Em se tratando de espionagem, o gênero exala virilidade pelos poros nos cinemas e na televisão. O arquétipo de herói urbano e o de vilões políticos sociais são comumente os mesmos. Como um formato já considerado tradicional, as expectativas da audiência em relação às produções seguem essa tipologia: Herói másculo, belo e cheio de sensualidade. Vilões com complexos psicológicos e comportamentos quase suicidas. Mas em tempos de #MeToo e #SeeHer, eis que o quadro muda, tornando esse universo tão sempre preto no branco em um contexto com diversos tons mais coloridos, com cores de pele distintas, raças das mais diversas e curvas femininas como as protagonistas. Nessa nova contemporaneidade, figuras como James Bond abrem espaço para Eve Polastri, a miscigenada ex-agente do MI5 que não vai descansar até encurralar a sádica assassina de aluguel Villanelle, em Killing Eve.
Em se tratando de arregaçar as mangas e produzir bons conteúdos para a TV, a BBC é expert. Dona de série Segurança em Jogo – outro sucesso de público e crítica de 2018, ela opera como quem sabe qual coelho tirar da cartola. Adaptando a série de livros Codename Villanelle, de Luke Jennings, a produção da divisão BBC America conta com Phoebe Waller-Bridge como a criadora e showrunner, conduzindo como uma maestra essa hipnotizante saga de uma irreverente e unapologetic agente, que desajeitada e estabanada como é, faz de tudo para desvendar a mente criminosa da sua grande algoz, sempre um passo a frente, sempre uma morte a frente. Em Killing Eve, Sandra Oh assume o papel homônimo com facilidade, gerando um grau de empatia e identificação quase instantâneo.

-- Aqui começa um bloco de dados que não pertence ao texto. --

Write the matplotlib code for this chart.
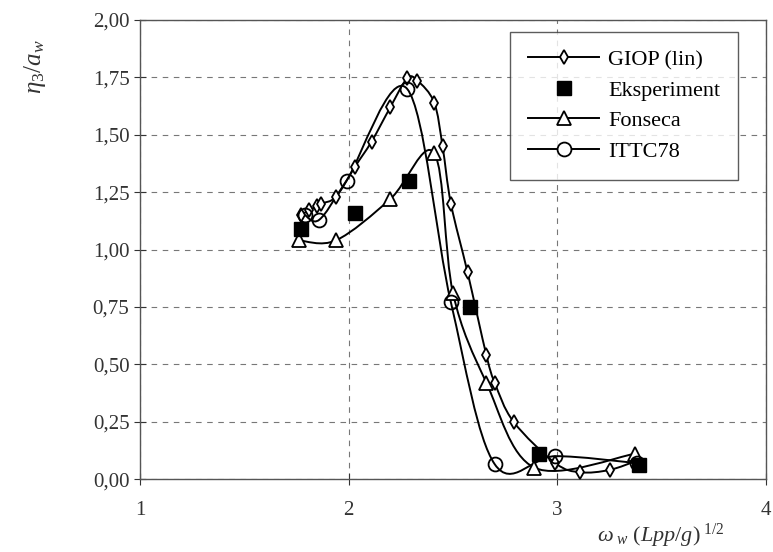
import matplotlib
matplotlib.use('Agg')
import matplotlib.pyplot as plt
from matplotlib.path import Path
from matplotlib.patches import PathPatch
from matplotlib.ticker import FuncFormatter

# data
giop_x = [1.77, 1.81, 1.85, 1.87, 1.94, 2.03, 2.11, 2.20, 2.28, 2.33, 2.41, 2.45, 2.49,
          2.57, 2.66, 2.70, 2.79, 2.99, 3.11, 3.25, 3.38]
giop_y = [1.15, 1.17, 1.19, 1.20, 1.23, 1.36, 1.47, 1.62, 1.745, 1.735, 1.64, 1.45, 1.20,
          0.90, 0.54, 0.42, 0.25, 0.07, 0.03, 0.04, 0.08]

eksp_x = [1.77, 2.03, 2.29, 2.58, 2.91, 3.39]
eksp_y = [1.09, 1.16, 1.30, 0.75, 0.11, 0.06]

fons_x = [1.76, 1.94, 2.20, 2.41, 2.50, 2.66, 2.89, 3.37]
fons_y = [1.04, 1.04, 1.22, 1.42, 0.81, 0.42, 0.05, 0.11]

ittc_x = [1.79, 1.86, 1.99, 2.28, 2.49, 2.70, 2.99, 3.38]
ittc_y = [1.15, 1.13, 1.30, 1.70, 0.77, 0.065, 0.10, 0.07]


def smooth_line(ax, xs, ys, lw=1.4):
    # Excel-like smoothed line: cubic Bezier through the points, built in display space
    pts = ax.transData.transform(list(zip(xs, ys)))
    n = len(pts)
    verts = [pts[0]]
    codes = [Path.MOVETO]
    for i in range(n - 1):
        p0 = pts[i - 1] if i > 0 else pts[i]
        p1 = pts[i]
        p2 = pts[i + 1]
        p3 = pts[i + 2] if i + 2 < n else pts[i + 1]
        c1 = p1 + (p2 - p0) / 6.0
        c2 = p2 - (p3 - p1) / 6.0
        verts += [c1, c2, p2]
        codes += [Path.CURVE4] * 3
    verts = ax.transData.inverted().transform(verts)
    ax.add_patch(PathPatch(Path(verts, codes), fill=False, lw=lw, color='black',
                           transform=ax.transData, zorder=3))


plt.rcParams['font.family'] = ['Liberation Serif', 'DejaVu Serif']
plt.rcParams['mathtext.fontset'] = 'custom'
plt.rcParams['mathtext.rm'] = 'Liberation Serif'
plt.rcParams['mathtext.it'] = 'Liberation Serif:italic'

fig = plt.figure(figsize=(7.73, 5.52), dpi=100)
ax = fig.add_axes([0.181, 0.132, 0.810, 0.832])
ax.set_xlim(1, 4)
ax.set_ylim(0, 2)

smooth_line(ax, giop_x, giop_y)
smooth_line(ax, fons_x, fons_y)
smooth_line(ax, ittc_x, ittc_y)

ax.plot(giop_x, giop_y, linestyle='none', marker='d', ms=7, mfc='white', mec='black',
        mew=1.3, zorder=4)
ax.plot(eksp_x, eksp_y, linestyle='none', marker='s', ms=10, color='black', zorder=5)
ax.plot(fons_x, fons_y, linestyle='none', marker='^', ms=10, mfc='white', mec='black',
        mew=1.3, zorder=4)
ax.plot(ittc_x, ittc_y, linestyle='none', marker='o', ms=10, mfc='none', mec='black',
        mew=1.3, zorder=4)

# legend handles
ax.plot([], [], '-', color='black', lw=1.4, marker='d', ms=7, mfc='white', mew=1.3,
        label='GIOP (lin)')
ax.plot([], [], linestyle='none', marker='s', ms=10, color='black', label='Eksperiment')
ax.plot([], [], '-', color='black', lw=1.4, marker='^', ms=10, mfc='white', mew=1.3,
        label='Fonseca')
ax.plot([], [], '-', color='black', lw=1.4, marker='o', ms=10, mfc='white', mew=1.3,
        label='ITTC78')
handles, labels = ax.get_legend_handles_labels()
leg = ax.legend(handles[-4:], labels[-4:], loc='upper right', bbox_to_anchor=(0.955, 0.974),
                borderaxespad=0, fontsize=16, frameon=True, fancybox=False,
                edgecolor='#333333', handlelength=3.2, handletextpad=0.4, borderpad=0.8,
                labelspacing=0.45)
leg.get_frame().set_linewidth(1.0)

ax.set_xticks([1, 2, 3, 4])
ax.set_yticks([i * 0.25 for i in range(9)])
ax.yaxis.set_major_formatter(FuncFormatter(lambda v, p: f'{v:.2f}'.replace('.', ',')))
ax.tick_params(direction='inout', length=8, width=0.8, labelsize=15, colors='#333333')
ax.tick_params(axis='x', pad=12)
ax.grid(True, linestyle=(0, (5, 5)), color='#777777', linewidth=0.8)
ax.set_axisbelow(True)
for s in ax.spines.values():
    s.set_color('#555555')
    s.set_linewidth(1.0)

fig.text(0.045, 0.88, r'$\eta_3/a_w$', rotation=90, fontsize=18, ha='center', va='center',
         color='#333333')
fig.text(0.855, 0.03, r'$\omega_{\ w}\ (Lpp/g)^{\ 1/2}$', fontsize=16, ha='center',
         va='center', color='#333333')

fig.savefig('out.png', dpi=100)
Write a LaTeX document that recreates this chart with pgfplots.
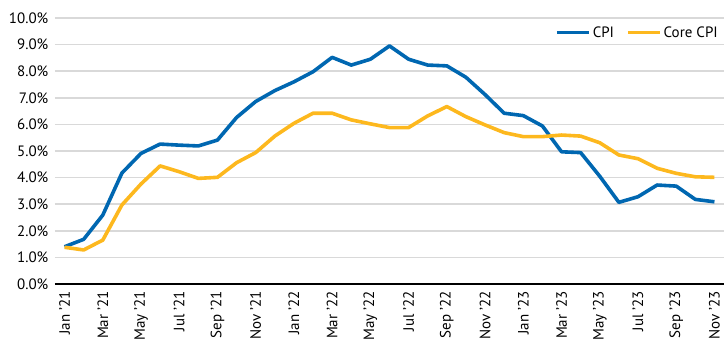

Com seus cabelos cacheados frequentemente mal amarrados, Oh personifica Eve com astúcia. Com raciocínio rápido e passos largos em suas andanças por lugares como Berlim, Paris e Londres, a atriz entrega um lado totalmente diferente de sua atuação. Hipnotizada pelas motivações de serial killers mulheres, elas gasta seus dias mirabolando sobre o que leva ao comportamento psicopata nelas, que naturalmente motivam os estilos tão autênticos das mortes que protagonizam. De fala acelerada e olhar distrativo, a personagem é um banquete de maneirismos e identidade, que justificam com facilidade porque a atriz tem sido tão premiada por sua caracterização. Teimosia, obstinação e espírito independente e – quase – incoerente compõem uma das figuras mais complexas e completas da TV da atualidade, gerando alguém que é simplesmente um prazer conferir em cena. Aqui, Sandra Oh nos deixa embasbacados com sua linguagem corporal e uma atuação merecedora de todo o alvoroço que tem recebido.
Em contrapartida, Killing Eve não é só feita de sua protagonista. Talvez, um dos aspectos que mais fortaleça a complexidade da personagem seja justamente sua antagonista, interpretada com sagacidade e sangue nos olhos por Jodie Comer. Com sotaque arrastado, rosto angelical e comportamento demoníaco – tamanha sua psicopatia, ela é sádica, tem prazer na dor alheia e transita entre as expressões mais diversas, construindo camadas de personagens fictícios dentro de si, que a ajudam não apenas a operar as mortes viscerais e gráficas, como confundem a audiência o tempo todo.
E em uma espécie de briga de gato rato, a série é regida por mulheres, boas e más, assassinas e heroínas. Com o sexo masculino ficando ainda com papéis relevantes, mas posicionado mais às extremidades, a produção ainda conta com um roteiro que se desenvolve com tranquilidade, não procrastina no desenrolar dos fatos e não anda em círculos. Sabendo onde a trama precisa eclodir, Waller-Bridge desenha a narrativa mantendo os nervos à flor da pele, segurando a tensão nos momentos mais críticos e entregando clímaces que valem todo o sufoco de prender a respiração. Pontual, ela ainda traz leves pitadas de um humor mais ácido e irônico, geralmente vindo da própria Eve.
Com direção consistente e um final de temporada explosivo, Killiving Eve chega como mais um fôlego de frescor oriundo da TV contemporânea. Construindo um thriller forte e emponderado, a produção agrada gregos e troianos: aqueles que amam um bom suspense de espionagem e aquelas que sempre quiseram se ver representadas em papéis majoritariamente masculinizados. Estamos diante de uma nova era no entretenimento e, mais uma vez, este horizonte é tão promissor como nunca.